At that time, a lord of the manor who made their manor also a parish by providing a church could gain some control over the tithes payable from the parish and also the advowson (the right to nominate priests when a vacancy arose in the parish). It seems unlikely that the population of Willingale was ever large enough to need two churches to accommodate all the worshippers, and it is therefore more likely that some dispute led to the lords of the manor of Willingale Doe deciding to build a new church. Writing in the 19th century, the Essex Archaeological Society noted a local legend of two angry sisters as being the reason for the two adjoining churches, but found no direct evidence to corroborate the legend.

From the 14th century, Willingale was therefore split between the two parishes of Willingale Spain and Willingale Doe. The boundaries between them were complicated. The parish of Willingale Doe also almost surrounded the small neighbouring parish of Shellow Bowells, adjoining it to the north, west, and south.

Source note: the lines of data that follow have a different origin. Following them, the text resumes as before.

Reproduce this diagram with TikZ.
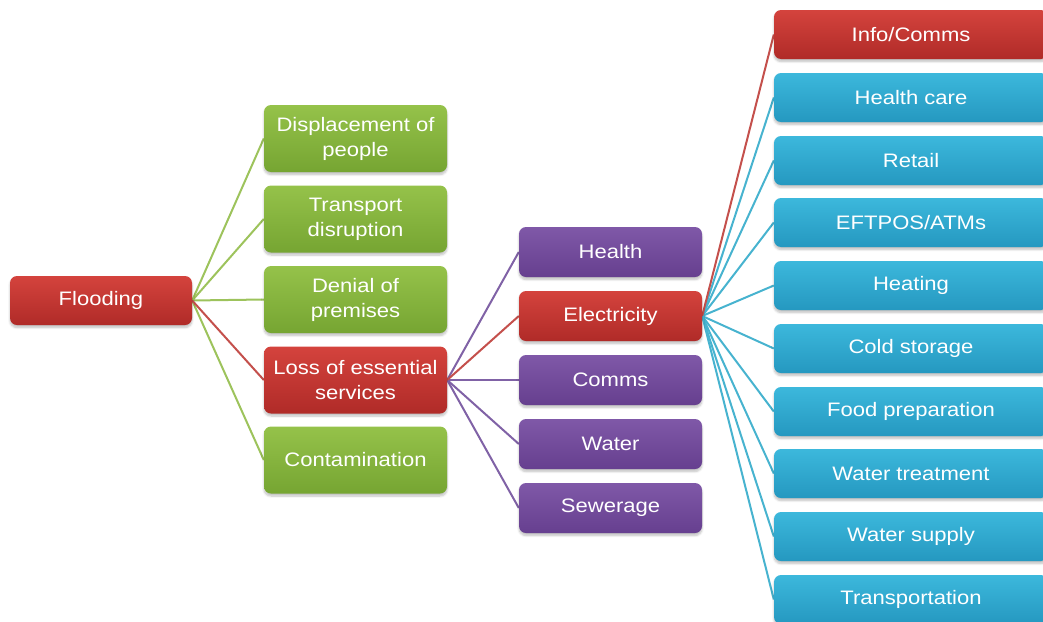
\documentclass[tikz,border=0pt]{standalone}
\usepackage{fontspec}
\setmainfont{Liberation Sans}[FakeStretch=1.13]
\usetikzlibrary{backgrounds,shadows.blur}
\definecolor{redT}{HTML}{D4433D}
\definecolor{redB}{HTML}{B02B28}
\definecolor{grnT}{HTML}{95C24A}
\definecolor{grnB}{HTML}{76A532}
\definecolor{purT}{HTML}{7F58A8}
\definecolor{purB}{HTML}{663F8F}
\definecolor{bluT}{HTML}{3CB8DC}
\definecolor{bluB}{HTML}{2598C0}
\definecolor{redL}{HTML}{C4504C}
\definecolor{grnL}{HTML}{9DC35C}
\definecolor{purL}{HTML}{8062A6}
\definecolor{bluL}{HTML}{47B3CF}
\tikzset{
  box/.style={rounded corners=7pt, text=white, align=center,
    font=\fontsize{19.5}{25}\selectfont, inner sep=0pt,
    blur shadow={shadow xshift=0pt, shadow yshift=-2.5pt, shadow blur steps=6, shadow opacity=25}},
  redbox/.style={box, top color=redT, bottom color=redB},
  grnbox/.style={box, top color=grnT, bottom color=grnB, minimum width=183pt, minimum height=67pt},
  purbox/.style={box, top color=purT, bottom color=purB, minimum width=183pt, minimum height=50pt},
  blubox/.style={box, top color=bluT, bottom color=bluB, minimum width=274pt, minimum height=49pt},
  link/.style={line width=2pt},
}
\begin{document}
\begin{tikzpicture}[x=1pt,y=-1pt]
\useasboundingbox (0,0) rectangle (1043,621);
\clip (0,0) rectangle (1043,621);
% level 0
\node[redbox, minimum width=182pt, minimum height=49pt] (flood) at (101,300.5) {Flooding};
% level 1
\node[grnbox] (disp) at (355.5,138.5) {Displacement of\\people};
\node[grnbox] (trans) at (355.5,219) {Transport\\disruption};
\node[grnbox] (deny) at (355.5,299.5) {Denial of\\premises};
\node[grnbox, top color=redT, bottom color=redB] (loss) at (355.5,380) {Loss of essential\\services};
\node[grnbox] (cont) at (355.5,460) {Contamination};
% level 2
\node[purbox] (health) at (610.5,252) {Health};
\node[purbox, top color=redT, bottom color=redB] (elec) at (610.5,316) {Electricity};
\node[purbox] (comms) at (610.5,380) {Comms};
\node[purbox] (water) at (610.5,444) {Water};
\node[purbox] (sew) at (610.5,508) {Sewerage};
% level 3
\node[blubox, top color=redT, bottom color=redB] (info) at (911,34.5) {Info/Comms};
\node[blubox] (hcare) at (911,97.5) {Health care};
\node[blubox] (retail) at (911,160.5) {Retail};
\node[blubox] (eft) at (911,222.5) {EFTPOS/ATMs};
\node[blubox] (heat) at (911,285.5) {Heating};
\node[blubox] (cold) at (911,348.5) {Cold storage};
\node[blubox] (food) at (911,411.5) {Food preparation};
\node[blubox] (wtreat) at (911,473.5) {Water treatment};
\node[blubox] (wsup) at (911,536.5) {Water supply};
\node[blubox] (tport) at (911,599.5) {Transportation};
\begin{scope}[on background layer]
  \foreach \c in {disp,trans,deny,cont} \draw[link, grnL] (flood.east) -- (\c.west);
  \draw[link, redL] (flood.east) -- (loss.west);
  \foreach \c in {health,comms,water,sew} \draw[link, purL] (loss.east) -- (\c.west);
  \draw[link, redL] (loss.east) -- (elec.west);
  \foreach \c in {hcare,retail,eft,heat,cold,food,wtreat,wsup,tport} \draw[link, bluL] (elec.east) -- (\c.west);
  \draw[link, redL] (elec.east) -- (info.west);
\end{scope}
\end{tikzpicture}
\end{document}
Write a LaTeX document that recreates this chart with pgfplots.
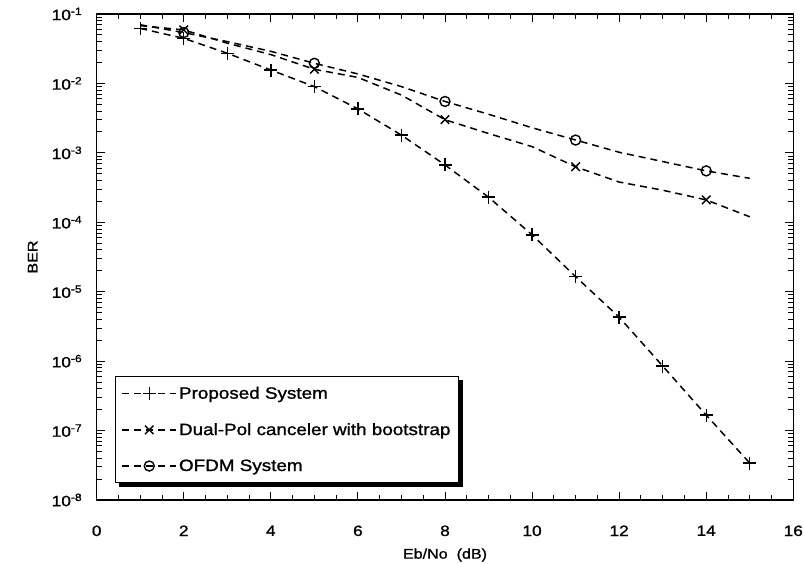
\documentclass[border=0pt]{standalone}
\usepackage{fontspec}
\setmainfont[FakeStretch=1.15, FakeBold=1.2]{Liberation Sans}
\usepackage{pgfplots}
\pgfplotsset{compat=1.18}
\begin{document}
\begin{tikzpicture}
\useasboundingbox (-96.7bp,-64bp) rectangle (706.3bp,500bp);
\begin{axis}[
  at={(0,0)}, anchor=south west,
  scale only axis, width=696.6bp, height=486bp,
  ymode=log, xmin=0, xmax=16, ymin=1e-8, ymax=1e-1,
  xtick={0,2,...,16}, minor x tick num=3,
  ytick={1e-8,1e-7,1e-6,1e-5,1e-4,1e-3,1e-2,1e-1},
  yticklabels={10\textsuperscript{-8},10\textsuperscript{-7},10\textsuperscript{-6},10\textsuperscript{-5},10\textsuperscript{-4},10\textsuperscript{-3},10\textsuperscript{-2},10\textsuperscript{-1}},
  /pgf/number format/assume math mode=true,
  tick align=inside,
  major tick length=8bp, minor tick length=5bp,
  axis line style={line width=1.6bp},
  every tick/.style={black, line width=1bp},
  tick label style={font=\fontsize{15bp}{17bp}\selectfont},
  yticklabel style={xshift=-11bp},
  xticklabel style={yshift=-22bp},
  label style={font=\fontsize{14bp}{16bp}\selectfont},
  xlabel={Eb/No\ \ (dB)},
  ylabel={BER},
  xlabel style={at={(axis description cs:0.5,0)}, anchor=center, yshift=-55bp},
  ylabel style={at={(axis description cs:-0.0919,0.5)}, anchor=center},
  legend style={name=leg, at={(0.0263,0.035)}, anchor=south west, draw=black, line width=1bp,
    fill=white, font=\fontsize{16.4bp}{19bp}\selectfont, row sep=19bp,
    inner xsep=6bp, inner ysep=8bp},
  legend cell align=left,
  legend image code/.code={\draw[mark repeat=2,mark phase=2,#1] plot coordinates {(0bp,0bp) (27bp,0bp) (54bp,0bp)};},
  every axis plot/.append style={black, line width=1.5bp, dash pattern=on 7bp off 5bp},
]
\addplot[mark=+, mark size=6.5bp, mark options={solid, line width=1.4bp}] coordinates {
(1,0.062)(2,0.0446)(3,0.0272)(4,0.0156)(5,0.0090)(6,0.0043)(7,0.0018)(8,6.7e-4)(9,2.3e-4)(10,6.6e-5)(11,1.65e-5)(12,4.3e-6)(13,8.5e-7)(14,1.67e-7)(15,3.4e-8)};
\addlegendentry{Proposed System}
\addplot[mark=x, mark size=6bp, mark repeat=3, mark phase=2, mark options={solid, line width=1.4bp}] coordinates {
(1,0.068)(2,0.059)(3,0.038)(4,0.026)(5,0.016)(6,0.0122)(7,0.0068)(8,0.0030)(9,0.0019)(10,0.00123)(11,6.3e-4)(12,3.8e-4)(13,2.9e-4)(14,2.1e-4)(15,1.2e-4)};
\addlegendentry{Dual-Pol canceler with bootstrap}
\addplot[mark=o, mark size=5bp, mark repeat=3, mark phase=2, mark options={solid, line width=1.4bp}] coordinates {
(1,0.07)(2,0.054)(3,0.040)(4,0.029)(5,0.0195)(6,0.0137)(7,0.0090)(8,0.0055)(9,0.0036)(10,0.0023)(11,0.00153)(12,0.00102)(13,7.5e-4)(14,5.5e-4)(15,4.3e-4)};
\addlegendentry{OFDM System}
\end{axis}
\draw[black, line width=4bp] ([xshift=4bp,yshift=-2bp]leg.south west) -- ([xshift=2bp,yshift=-2bp]leg.south east) -- ([xshift=2bp,yshift=-4bp]leg.north east);
\end{tikzpicture}
\end{document}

Willingale Doe and Shellow Bowells became a united benefice in 1798. In 1924 it was decided that Willingale Spain, Willingale Doe, and Shellow Bowells would be combined into a single ecclesiastical parish next time a vacancy arose in one of the two benefices. The merged ecclesiastical parish came into effect in 1928.

The older St Andrew's Church was subsequently declared redundant and is now in the care of the Churches Conservation Trust. St Christopher's now serves as the parish church for the united parish.

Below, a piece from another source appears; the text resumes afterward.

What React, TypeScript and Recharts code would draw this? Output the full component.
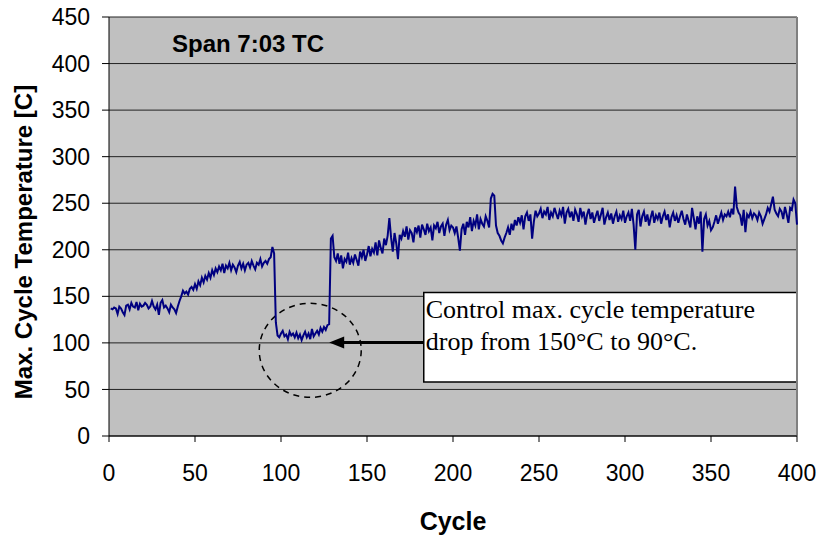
import {
  LineChart,
  Line,
  XAxis,
  YAxis,
  CartesianGrid,
  ReferenceArea,
  ReferenceLine,
  Customized,
} from 'recharts';

// max cycle temperature per cycle, cycles 1..400
const temps: number[] = [
  137, 136, 138, 137, 131, 139, 137, 133, 130, 140,
  141, 136, 143, 139, 138, 144, 135, 142, 139, 140,
  143, 141, 137, 139, 145, 139, 136, 141, 130, 143,
  146, 138, 140, 137, 133, 141, 138, 136, 132, 139,
  145, 150, 156, 153, 155, 152, 158, 160, 157, 163,
  158, 166, 162, 170, 165, 172, 168, 175, 170, 178,
  173, 180, 176, 182, 178, 185, 175, 183, 180, 186,
  178, 184, 181, 176, 183, 187, 180, 185, 178, 184,
  186, 181, 188, 183, 179, 186, 184, 190, 182, 186,
  188, 185, 190, 192, 203, 196, 122, 108, 106, 110,
  113, 107, 109, 104, 112, 108, 110, 106, 111, 105,
  109, 103, 108, 112, 106, 110, 104, 115, 107, 110,
  113, 109, 116, 112, 117, 114, 119, 120, 212, 215,
  192, 188, 196, 185, 194, 180, 190, 187, 197, 184,
  191, 186, 195, 189, 183, 198, 192, 200, 188, 195,
  204, 193, 201, 197, 208, 194, 210, 202, 196, 212,
  205, 215, 234, 213, 198, 218, 207, 190, 216, 212,
  220, 214, 225, 211, 221, 218, 208, 224, 219, 226,
  213, 227, 222, 216, 228, 220, 224, 210, 226, 223,
  230, 218, 225, 228, 215, 227, 232, 221, 226, 224,
  218, 225, 213, 199, 222, 228, 216, 230, 224, 235,
  220, 231, 226, 238, 222, 233, 228, 225, 236, 231,
  224, 255, 260, 258, 226, 218, 215, 210, 207, 213,
  218, 224, 216, 228, 221, 232, 226, 235, 229, 237,
  222, 236, 240, 231, 238, 212, 230, 242, 236, 239,
  244, 234, 241, 238, 246, 232, 240, 236, 245, 239,
  233, 242, 237, 246, 228, 240, 244, 235, 241, 231,
  243, 238, 230, 245, 236, 241, 227, 238, 244, 233,
  240, 229, 236, 242, 231, 238, 245, 227, 235, 240,
  232, 239, 228, 236, 241, 230, 237, 233, 242, 229,
  236, 240, 231, 244, 227, 200, 238, 243, 225, 236,
  241, 230, 238, 226, 235, 242, 229, 237, 233, 240,
  228, 236, 241, 232, 238, 224, 235, 240, 231, 237,
  229, 236, 242, 233, 227, 238, 231, 224, 245, 234,
  222, 236, 228, 241, 198, 233, 238, 226, 231, 221,
  224, 230, 237, 228, 234, 240, 232, 238, 236, 241,
  235, 244, 238, 268, 246, 240, 237, 226, 243, 219,
  238, 235, 241, 234, 239, 237, 232, 240, 236, 228,
  233, 238, 245, 241, 249, 257, 243, 239, 236, 244,
  241, 233, 246, 238, 229, 245, 243, 254, 250, 227,
];

const xTicks = [0, 50, 100, 150, 200, 250, 300, 350, 400];
const yTicks = [0, 50, 100, 150, 200, 250, 300, 350, 400, 450];

const chartTitle = 'Span 7:03 TC';
const noteLines = ['Control max. cycle temperature', 'drop from 150°C to 90°C.'];

const data = temps.map((t, i) => ({ cycle: i + 1, temp: t }));

// plot area in pixels (matches margins + axis sizes below)
const PL = 109;
const PT = 17;
const PW = 688;
const PH = 419;
const px = (c: number) => PL + (c / 400) * PW;
const py = (v: number) => PT + PH - (v / 450) * PH;

const font = '"Liberation Sans", Arial, sans-serif';

const Overlay = () => {
  const tipX = px(128);
  const tailX = px(183);
  const ay = py(100.5);
  return (
    <g>
      <text x={23} y={242} transform="rotate(-90 23 242)" textAnchor="middle" dominantBaseline="central"
        fontFamily={font} fontWeight="bold" fontSize={24} fill="#000">
        Max. Cycle Temperature [C]
      </text>
      <text x={172} y={52} fontFamily={font} fontWeight="bold" fontSize={24} fill="#000">
        {chartTitle}
      </text>
      <ellipse cx={px(117)} cy={py(92)} rx={51} ry={47} fill="none" stroke="#000" strokeWidth={1.5} strokeDasharray="6 5" />
      <line x1={tailX} y1={ay} x2={tipX + 12} y2={ay} stroke="#000" strokeWidth={3} />
      <polygon points={`${tipX},${ay} ${tipX + 15},${ay - 6} ${tipX + 15},${ay + 6}`} fill="#000" />
    </g>
  );
};

const NoteLabel = (props: any) => {
  const { x, y } = props.viewBox;
  return (
    <g>
      {noteLines.map((l, i) => (
        <text key={i} x={x + 2} y={y + 25 + i * 32} fontFamily='"Liberation Serif", "Times New Roman", serif' fontSize={26} fill="#000">
          {l}
        </text>
      ))}
    </g>
  );
};

const App = () => {
  return (
    <div style={{ position: 'absolute', left: 0, top: 0, background: '#fff' }}>
      <LineChart width={820} height={538} data={data} margin={{ top: 17, right: 23, bottom: 0, left: 0 }}>
        <CartesianGrid vertical={false} stroke="#222" fill="#C0C0C0" fillOpacity={1} />
        <XAxis
          dataKey="cycle"
          type="number"
          domain={[0, 400]}
          ticks={xTicks}
          height={102}
          tickSize={6}
          tickMargin={23}
          stroke="#000"
          tick={{ fill: '#000', fontSize: 23, fontFamily: font }}
          label={{ value: 'Cycle', position: 'insideBottom', offset: 8, fill: '#000', fontSize: 25, fontWeight: 'bold', fontFamily: font }}
        />
        <YAxis
          type="number"
          domain={[0, 450]}
          ticks={yTicks}
          width={109}
          tickSize={7}
          tickMargin={12}
          stroke="#000"
          tick={{ fill: '#000', fontSize: 23, fontFamily: font }}
        />
        <ReferenceLine x={400} stroke="#808080" strokeWidth={2} />
        <Line type="linear" dataKey="temp" stroke="#000080" strokeWidth={2} dot={false} isAnimationActive={false} />
        <ReferenceArea x1={183} x2={400} y1={58} y2={154} fill="#fff" fillOpacity={1} stroke="#000" strokeWidth={1.5}
          label={<NoteLabel />} />
        <Customized component={Overlay} />
      </LineChart>
    </div>
  );
};

export default App;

Although Willingale Spain, Willingale Doe, and Shellow Bowells had been united into a single ecclesiastical parish in 1928, they remained separate civil parishes until 1946, when they were likewise merged into a new civil parish called Willingale.

==Notable residents==
Richard Wiseman (1632 - 1712), landowner and member of parliament was born in the village.

Clopton Havers (24 February 1657 – April 1702) was an English physician who did pioneering research on the microstructure of bone. He is believed to have been the first person to observe and almost certainly the first to describe what are now called Haversian canals and Sharpey's fibres. Havers married Dorcas Fuller, daughter of Thomas Fuller, the Rector of Willingale, Essex. Havers died in Willingale in 1702 and was buried at Willingale Doe, Essex. His funeral sermon, dedicated to his widow, was preached by Lilly Butler, minister of St Mary Aldermanbury in London, and was later printed in quarto.